Students will learn fundamental principles of ecological landscape design and get practical recommendations from two of the best in the business.
Megan Dunning, Manager of Community Education and Outreach at the Morton Arboretum, says that this seminar represents a new direction of sustainability education at the Arb, called the Eco-Friendly Gardening Workshop series, geared towards home gardeners.
Good Growing: Cedar Valley Sustainable Farm
We’ll get to Cedar Valley in just a moment. First, though, I want to do a follow up to Mr. Brown Thumb‘s visit to the show last week. He talked about this year’s version of One Seed Chicago, the annual vote to determine the most popular seed in town. This year’s candidates are eggplant, radish and Swiss chard, with voting going on until April 1.
As you know if you have seen my home page today, I’ve thrown the full weight of Mike Nowak LLC behind getting Swiss chard elected as “seed of the year” (or whateve they’re calling it.) For those people who think that backing Swiss chard (which isn’t from Switzerland, anyway) is anti-American, I say phhhhhhhhht!
And now onto today’s guest, Beth Osmund from Cedar Valley Sustainable Farm in Ottawa, Illinois. I’ve talked in the past about CSA’s (Community Supported Agriculture) but mostly focused on vegetables. However, for those of us who enjoy being omnivores but who worry about how that meat is being raised and processed, there are farms like Cedar Valley.
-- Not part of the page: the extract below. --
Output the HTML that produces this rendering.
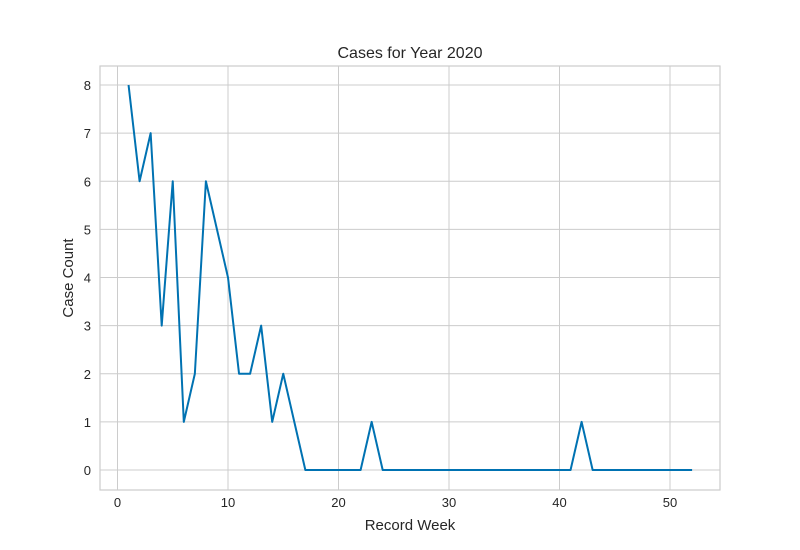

In their own words, ” We raise our and animals in ways that nurture and respect nature’s systems.” Cedar Valley is an old-fashioned family farm on the banks of Indian Creek, where Jody and Beth Osmund returned a few years ago to become sustainable farmers and raise their sons: Richard, Duncan and Jack.
Once again, my thanks to the great folks at Angelic Organics Learning Center for setting up this interview.